Home min inaugurates e-office for BSF

The project will connect all the sector headquarters, frontiers headquarters and all the battalions of the force

PTI | January 6, 2012



Home Minister P Chidambaram on Thursday inaugurated a Rs 229 crore e-office project for the Border Security Force (BSF) aimed at providing easy online access to personnel and administrative works.

The Intranet Prahari Project (IPP) has been extended upto 237 locations of the central police force and will benefit about 1.98 lakh BSF personnel.

"I congratulate the BSF for completing and commissioning what will be an extraordinarily useful tool for administration of fast service (for the force) spread in all the borders of the country and in some places even in internal security duties. I sincerely hope this will improve the quality of administration in the BSF," Chidambaram said.
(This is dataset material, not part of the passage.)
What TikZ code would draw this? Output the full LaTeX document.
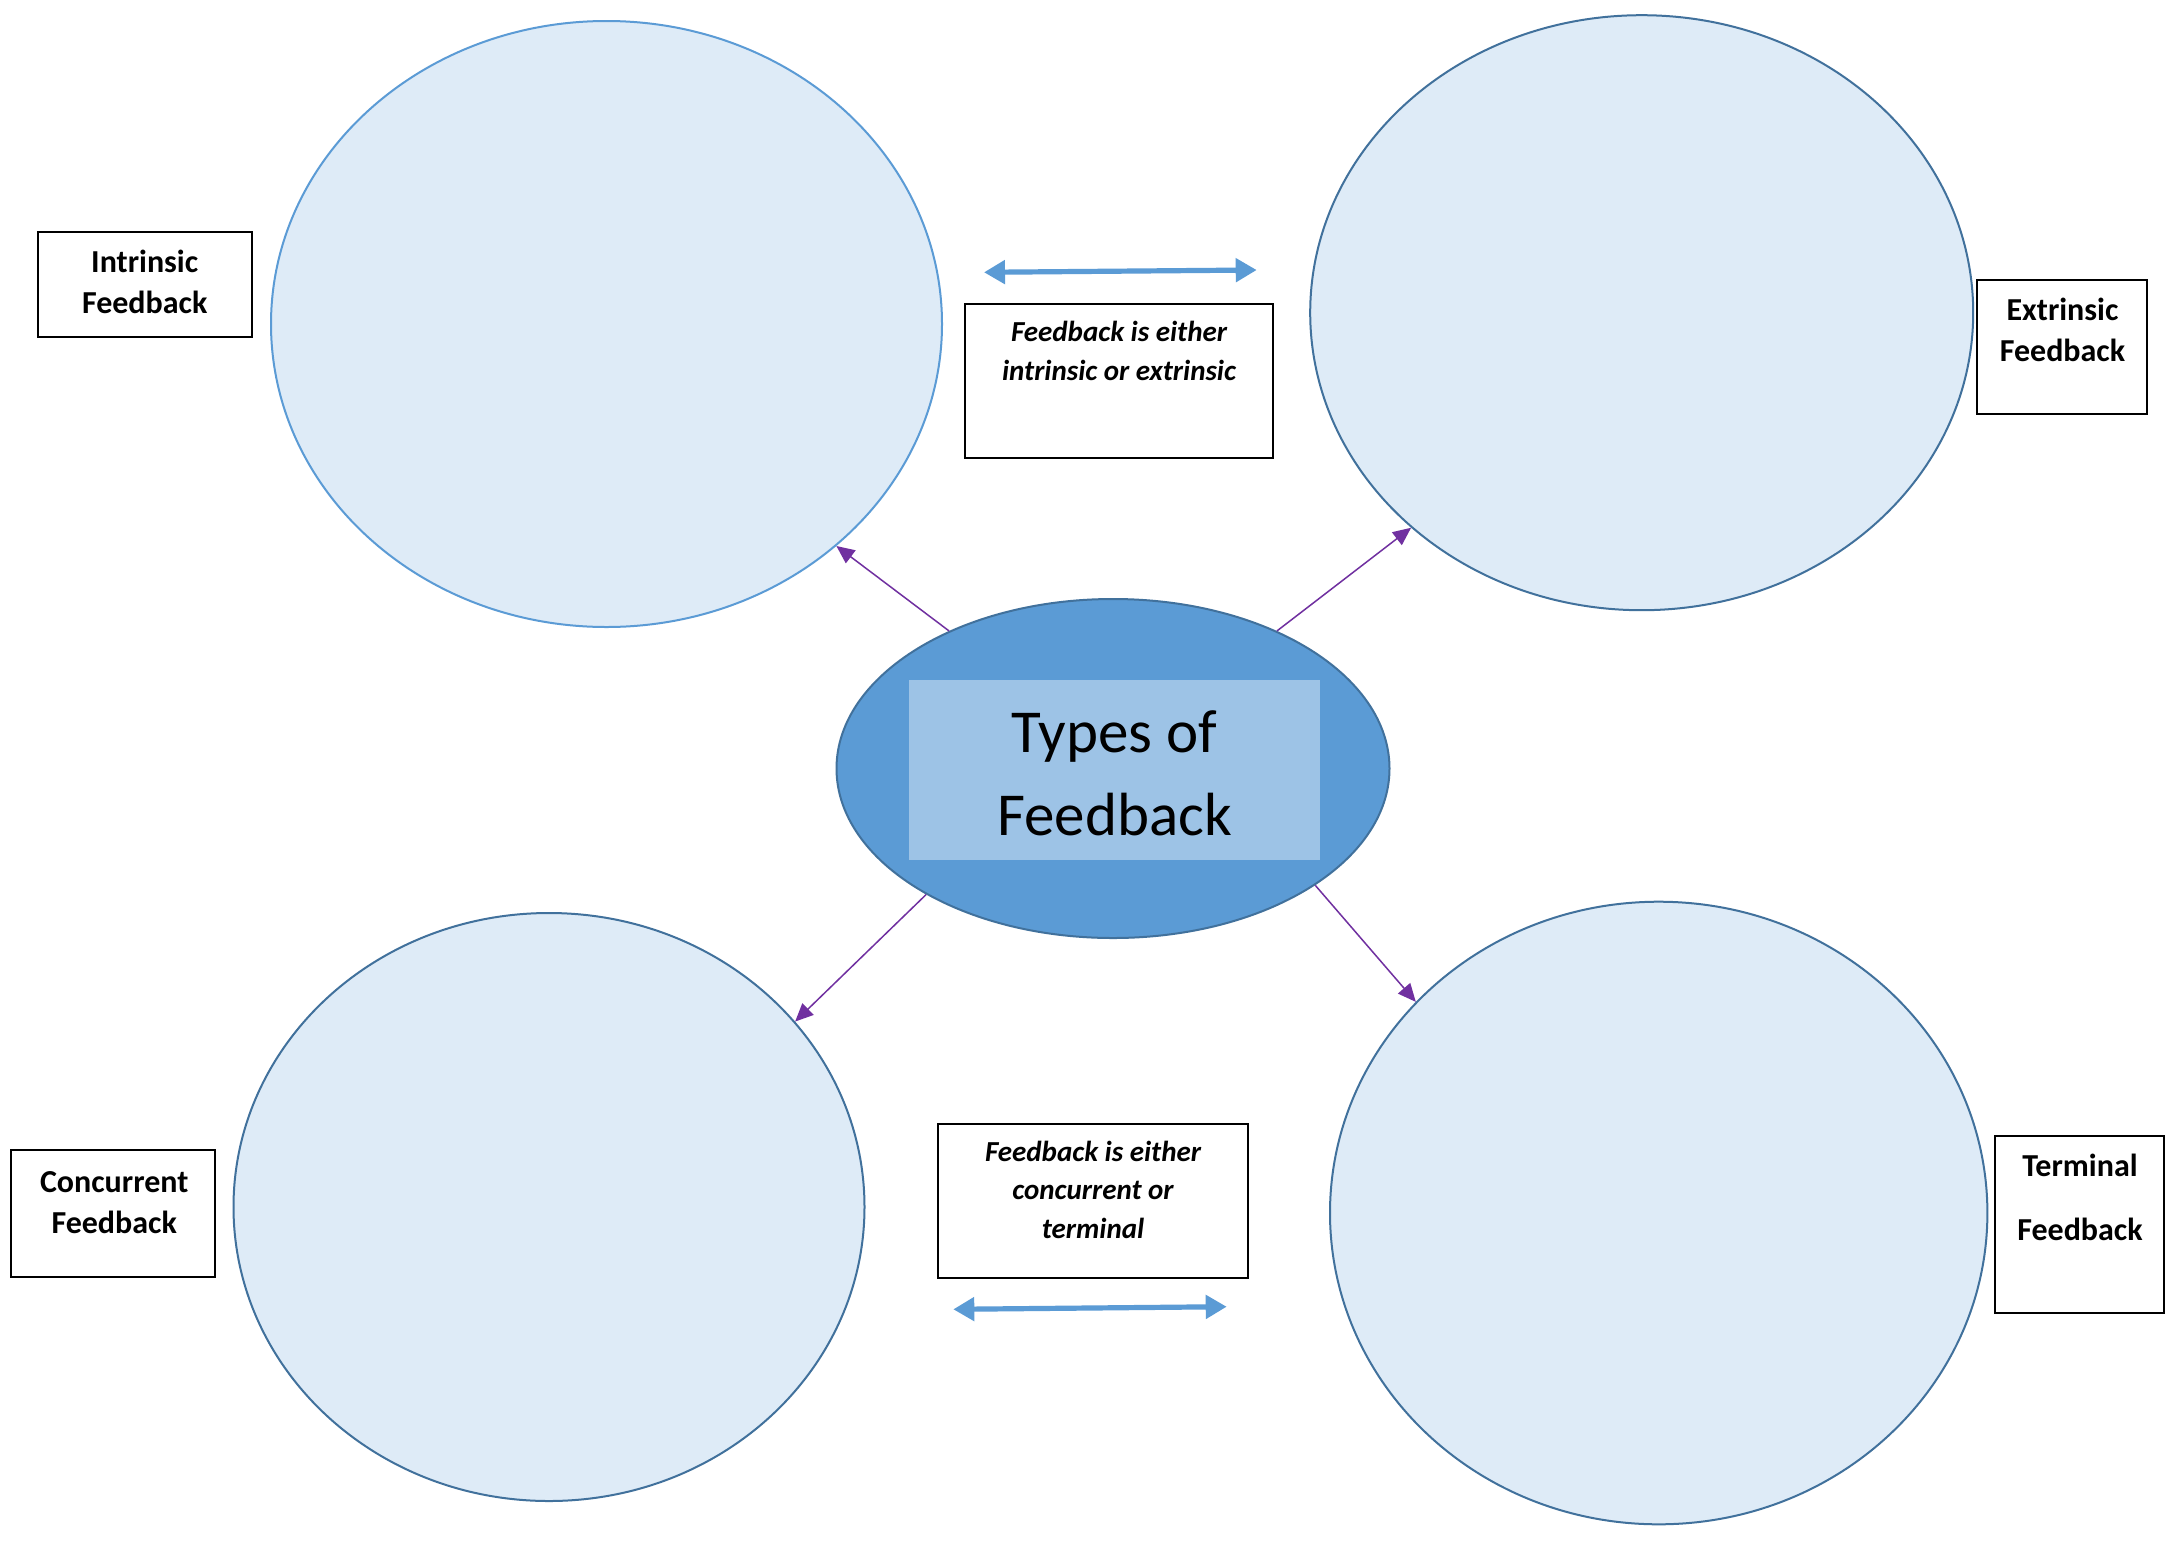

The project will connect all the sector headquarters, frontiers headquarters and all the battalions of the force.

"It has many many applications and one of the greatest interest of the 1.98 lakh personnel is all their personal information will be available (on the system). Salary allowances, tax deductions, leaves and all that.

"On the administration side it will computerise the whole account system, the movement of forces, deployment of forces.

It will help decision making. It will also bring the force commanders and the sector commanders in the close touch with the BSF senior officials at the headquarters," the Home Minister said.

"I think this will bring them closer so that decision making is participative and cooperative effort. The idea is to move towards paperless office," he said.

However, Chidambaram cautioned them "that introducing a computer based system should not mean that papers will continue to be generated. Once records are available in the digital form, that must mean end of paper form."

The project is executed by NIIT.

"Today they have already about 3-4 thousands people logging in (on the system). We expect that many more will begin to logging in. There are 5,000 computers which are being installed. As system stabilises, I expect, data, picture, videographs, voice, all will flow through the systems," he said.

Chidambaram said another para-military force, Indo Tibetan Border Police (ITBP), has a similar proposal for its personnel.

BSF, which guards country's frontiers with Pakistan and Bangladesh, has provided advanced training to around 150 of its officers and subordinate staff. About 20,000 personnel were also trained on the fundamentals of computers and on the software applications developed under the project.